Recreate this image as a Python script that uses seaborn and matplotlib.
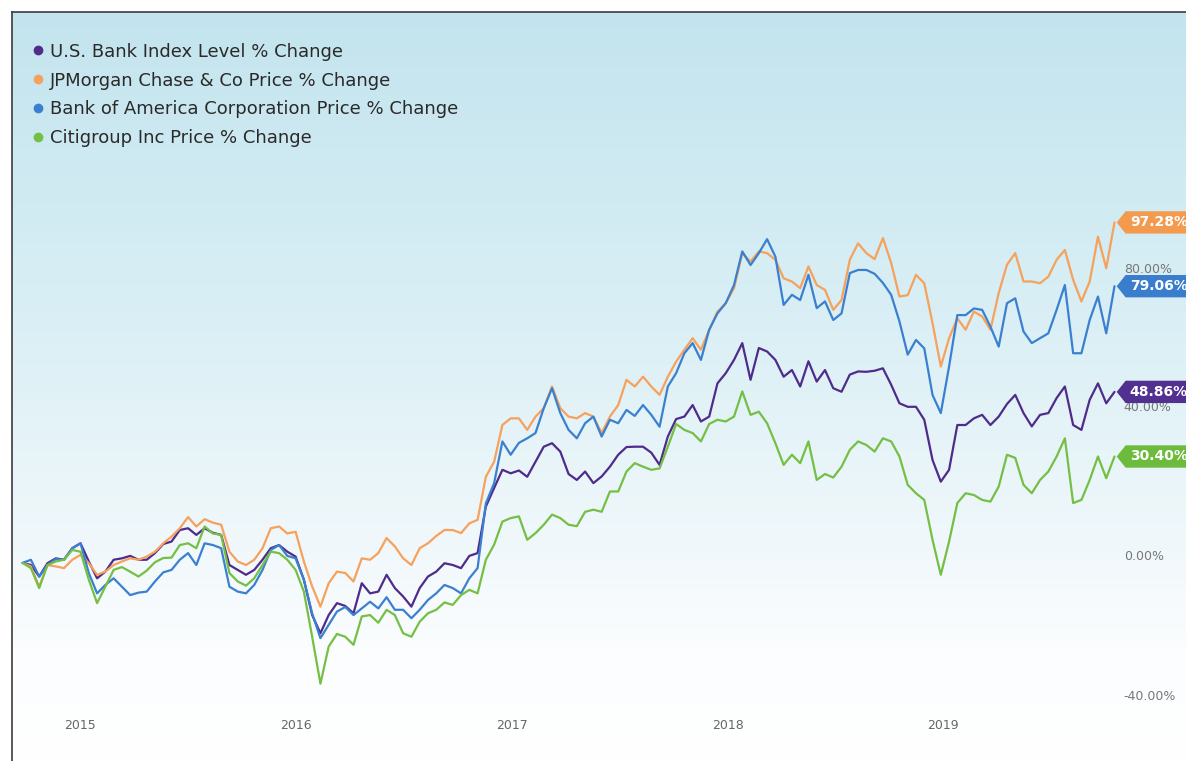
import numpy as np
import pandas as pd
import matplotlib
matplotlib.use("Agg")
import matplotlib.pyplot as plt
import matplotlib.transforms as mtransforms
from matplotlib.colors import LinearSegmentedColormap
from matplotlib.lines import Line2D
from matplotlib.path import Path
import seaborn as sns

# Fechas quincenales, de finales de septiembre 2014 a octubre 2019
fechas = pd.date_range("2014-09-26", periods=133, freq="14D")

series = [
    "U.S. Bank Index Level % Change",
    "JPMorgan Chase & Co Price % Change",
    "Bank of America Corporation Price % Change",
    "Citigroup Inc Price % Change",
]
colores = ["#4f2b8a", "#f6a15c", "#3b80d0", "#74bf44"]
colores_tag = ["#52308f", "#f39a4f", "#3a7dcc", "#6dbb3d"]

bank_index = [
    0, -0.6, -3.9, -0.1, 1.3, 0.9, 4.2, 5.6, 0.4, -4.4,
    -2.5, 0.9, 1.3, 2.0, 0.9, 0.9, 2.8, 5.4, 6.1, 9.4,
    9.9, 8.0, 9.9, 8.6, 8.0, -0.6, -2.0, -3.4, -2.0, 0.9,
    4.2, 5.1, 3.2, 1.8, -4.8, -14.9, -20.1, -14.9, -11.5, -12.3,
    -14.4, -5.8, -8.7, -8.2, -3.4, -7.2, -9.6, -12.5, -7.2, -3.9,
    -2.5, -0.1, -0.6, -1.5, 2.0, 2.8, 16.1, 21.4, 26.6, 25.6,
    26.4, 24.6, 28.9, 33.2, 34.2, 31.8, 25.4, 23.7, 26.1, 22.8,
    24.7, 27.5, 30.9, 33.1, 33.2, 33.2, 31.5, 28.0, 36.1, 41.1,
    41.8, 45.1, 40.4, 41.8, 51.3, 54.2, 58.0, 62.8, 52.3, 61.4,
    60.4, 58.0, 53.2, 55.1, 50.4, 57.6, 51.8, 55.1, 49.9, 48.9,
    53.8, 54.7, 54.6, 54.9, 55.6, 50.9, 45.6, 44.6, 44.6, 40.9,
    29.4, 23.2, 26.6, 39.4, 39.4, 41.3, 42.3, 39.4, 41.8, 45.4,
    48.0, 42.8, 39.0, 42.3, 42.8, 47.1, 50.4, 39.4, 38.0, 46.6,
    51.3, 45.6, 48.86,
]
jpm = [
    0, -1.0, -6.8, -0.6, -1.0, -1.5, 0.9, 2.3, -0.1, -3.4,
    -2.5, -0.6, 0.4, 1.3, 0.9, 1.8, 3.2, 5.6, 7.5, 9.9,
    13.1, 10.4, 12.5, 11.5, 10.9, 3.2, 0.4, -0.6, 0.9, 4.2,
    9.9, 10.4, 8.4, 8.9, 0.4, -6.7, -12.5, -5.8, -2.5, -2.9,
    -5.3, 1.3, 0.9, 2.8, 7.1, 4.7, 1.3, -0.6, 4.2, 5.6,
    7.7, 9.4, 9.4, 8.5, 11.3, 12.3, 24.6, 28.9, 39.4, 41.3,
    41.3, 38.0, 41.8, 44.2, 50.4, 44.2, 41.8, 41.3, 42.8, 41.8,
    37.1, 41.8, 45.1, 52.3, 50.4, 53.2, 50.4, 48.0, 53.2, 57.5,
    60.9, 64.2, 60.9, 66.6, 71.8, 74.2, 78.5, 88.5, 86.1, 89.0,
    88.5, 86.6, 81.3, 80.4, 78.5, 84.7, 79.4, 78.0, 72.3, 75.1,
    86.6, 91.3, 88.5, 86.8, 92.8, 85.7, 76.1, 76.5, 82.3, 79.9,
    68.5, 56.1, 64.2, 69.9, 66.6, 71.8, 70.4, 66.6, 77.1, 85.2,
    88.5, 80.4, 80.4, 79.9, 81.8, 86.6, 89.4, 80.9, 74.7, 80.4,
    93.2, 84.2, 97.28,
]
bac = [
    0, 0.9, -3.9, -0.6, 1.1, 0.9, 4.2, 5.6, -2.9, -8.7,
    -6.3, -4.4, -6.8, -9.2, -8.5, -8.2, -5.3, -2.7, -2.0, 0.9,
    2.8, -0.6, 5.6, 5.1, 4.2, -6.8, -8.2, -8.7, -6.3, -2.0,
    3.7, 5.1, 2.0, 1.3, -4.8, -14.4, -21.5, -17.7, -13.9, -12.6,
    -14.9, -13.0, -11.1, -13.0, -9.8, -13.4, -13.4, -15.8, -13.4, -10.6,
    -8.7, -6.3, -7.2, -8.7, -4.4, -1.5, 17.0, 22.8, 34.7, 30.9,
    34.3, 35.6, 37.1, 44.2, 49.9, 42.8, 38.0, 35.6, 39.9, 41.8,
    36.1, 40.9, 39.9, 43.7, 42.0, 45.1, 42.3, 38.9, 50.4, 54.2,
    59.9, 62.8, 58.0, 66.6, 71.3, 74.2, 79.4, 89.0, 85.1, 88.5,
    92.5, 87.5, 73.7, 76.6, 75.1, 82.3, 72.8, 74.7, 69.4, 71.3,
    82.8, 83.7, 83.7, 82.6, 80.0, 76.6, 69.0, 59.5, 63.7, 61.3,
    48.0, 42.8, 56.1, 70.8, 70.8, 72.7, 72.3, 67.5, 61.8, 74.2,
    75.6, 66.1, 62.8, 64.2, 65.6, 72.3, 79.4, 59.9, 59.9, 69.4,
    76.1, 65.6, 79.06,
]
citi = [
    0, -1.5, -7.2, -0.6, 0.4, 0.9, 3.7, 3.2, -4.8, -11.5,
    -6.8, -2.0, -1.2, -2.5, -3.9, -2.2, 0.2, 1.4, 1.5, 5.1,
    5.6, 4.2, 10.4, 8.4, 8.0, -2.9, -5.3, -6.5, -4.4, -0.6,
    3.2, 2.8, 0.9, -2.0, -8.2, -21.1, -34.5, -23.9, -20.3, -21.1,
    -23.4, -15.3, -14.9, -17.1, -13.4, -14.9, -20.1, -21.1, -16.8, -14.4,
    -13.4, -11.3, -12.0, -9.2, -7.7, -8.7, 0.9, 5.2, 11.8, 12.8,
    13.3, 6.6, 8.5, 10.9, 13.8, 12.8, 10.9, 10.5, 14.6, 15.2,
    14.6, 20.4, 20.4, 26.1, 28.5, 27.5, 26.6, 27.0, 33.2, 39.7,
    38.0, 37.1, 34.7, 39.7, 40.9, 40.4, 41.8, 49.0, 42.3, 43.2,
    39.9, 34.2, 28.0, 30.9, 28.5, 34.7, 23.7, 25.4, 24.4, 27.5,
    32.3, 34.7, 33.7, 31.8, 35.6, 34.7, 30.4, 22.3, 19.9, 18.0,
    6.6, -3.4, 6.1, 17.1, 19.9, 19.4, 18.0, 17.5, 21.8, 30.9,
    30.0, 22.3, 19.9, 23.7, 26.1, 30.4, 35.6, 17.1, 18.0, 23.7,
    30.4, 24.2, 30.40,
]

anios = [2015, 2016, 2017, 2018, 2019]
ticks_y = [-40, 0, 40, 80]
desplaz_etiquetas_y = [6, 6, 15, 13]  # px hacia arriba, como en el original

df = pd.DataFrame({"Fecha": fechas, series[0]: bank_index, series[1]: jpm,
                   series[2]: bac, series[3]: citi})
df_largo = df.melt(id_vars="Fecha", var_name="Serie", value_name="Cambio")

sns.set_style("white")
plt.rcParams["font.family"] = ["DejaVu Sans"]

fig = plt.figure(figsize=(11.86, 7.61), dpi=100)
ax = fig.add_axes([12 / 1186, 0, 1174 / 1186, 749 / 761])

sns.lineplot(data=df_largo, x="Fecha", y="Cambio", hue="Serie", hue_order=series,
             palette=dict(zip(series, colores)), linewidth=1.6, legend=False,
             ax=ax, zorder=3)

# Fondo degradado azul claro -> blanco
degradado = np.linspace(0, 1, 256).reshape(-1, 1)
cmap_fondo = LinearSegmentedColormap.from_list(
    "fondo", [(0, "#c3e4ee"), (0.4, "#d9eff5"), (0.72, "#f1f8fb"), (0.85, "#fbfdfe"), (1.0, "#ffffff")])
ax.imshow(degradado, extent=[0, 1, 0, 1], transform=ax.transAxes, cmap=cmap_fondo,
          aspect="auto", zorder=0)

ax.set_xlim(pd.Timestamp("2014-09-08"), pd.Timestamp("2020-02-16"))
ax.set_ylim(-56.6, 157.4)

ax.set_xticks([pd.Timestamp(f"{a}-01-01") for a in anios])
ax.set_xticklabels([str(a) for a in anios])
ax.tick_params(axis="x", length=0, pad=-30, labelsize=9, labelcolor="#666666")
ax.set_yticks([])
ax.set_xlabel("")
ax.set_ylabel("")

for lado in ["right", "bottom"]:
    ax.spines[lado].set_visible(False)
for lado in ["top", "left"]:
    ax.spines[lado].set_color("#3c3c3c")
    ax.spines[lado].set_linewidth(1.2)

# Etiquetas del eje Y dentro del area
trans_y = mtransforms.blended_transform_factory(ax.transAxes, ax.transData)
for v, d in zip(ticks_y, desplaz_etiquetas_y):
    t = trans_y + mtransforms.ScaledTranslation(0, d / 100, fig.dpi_scale_trans)
    ax.text(0.947, v, f"{v:.2f}%", transform=t, ha="left", va="center",
            fontsize=9, color="#777777", zorder=4)


def forma_tag(x0, y0, width, height, mutation_size):
    pad = 0.3 * mutation_size
    x0, y0 = x0 - pad, y0 - pad
    x1, y1 = x0 + width + 2 * pad, y0 + height + 2 * pad
    h = (y1 - y0) / 2
    return Path([(x0 - h * 0.8, y0 + h), (x0, y0), (x1, y0), (x1, y1), (x0, y1),
                 (x0 - h * 0.8, y0 + h)], closed=True)


valores_finales = [bank_index[-1], jpm[-1], bac[-1], citi[-1]]
for v, c in zip(valores_finales, colores_tag):
    ax.annotate(f"{v:.2f}%", xy=(fechas[-1], v), xytext=(11, 0), textcoords="offset points",
                ha="left", va="center", fontsize=10, fontweight="bold", color="white",
                bbox=dict(boxstyle=forma_tag, fc=c, ec="none"), zorder=5)

manijas = [Line2D([], [], marker="o", linestyle="", color=c, markersize=6) for c in colores]
ax.legend(manijas, series, loc="upper left", bbox_to_anchor=(0.0162, 0.959),
          frameon=False, fontsize=13, handlelength=0.8, handletextpad=0.25,
          labelspacing=0.6, borderpad=0, borderaxespad=0, labelcolor="#2a2a2a")

fig.savefig("out.png", dpi=100)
********************
*EXERCISE REQUIREMENTS*:
Reproduce exactly the run of lines that opens the listing and closes with the line holding "import seaborn as sns". Pictures are excluded.

*EXERCISE RESULT*:
Recreate this image as a Python script that uses seaborn and matplotlib.
import numpy as np
import pandas as pd
import matplotlib
matplotlib.use("Agg")
import matplotlib.pyplot as plt
import matplotlib.transforms as mtransforms
from matplotlib.colors import LinearSegmentedColormap
from matplotlib.lines import Line2D
from matplotlib.path import Path
import seaborn as sns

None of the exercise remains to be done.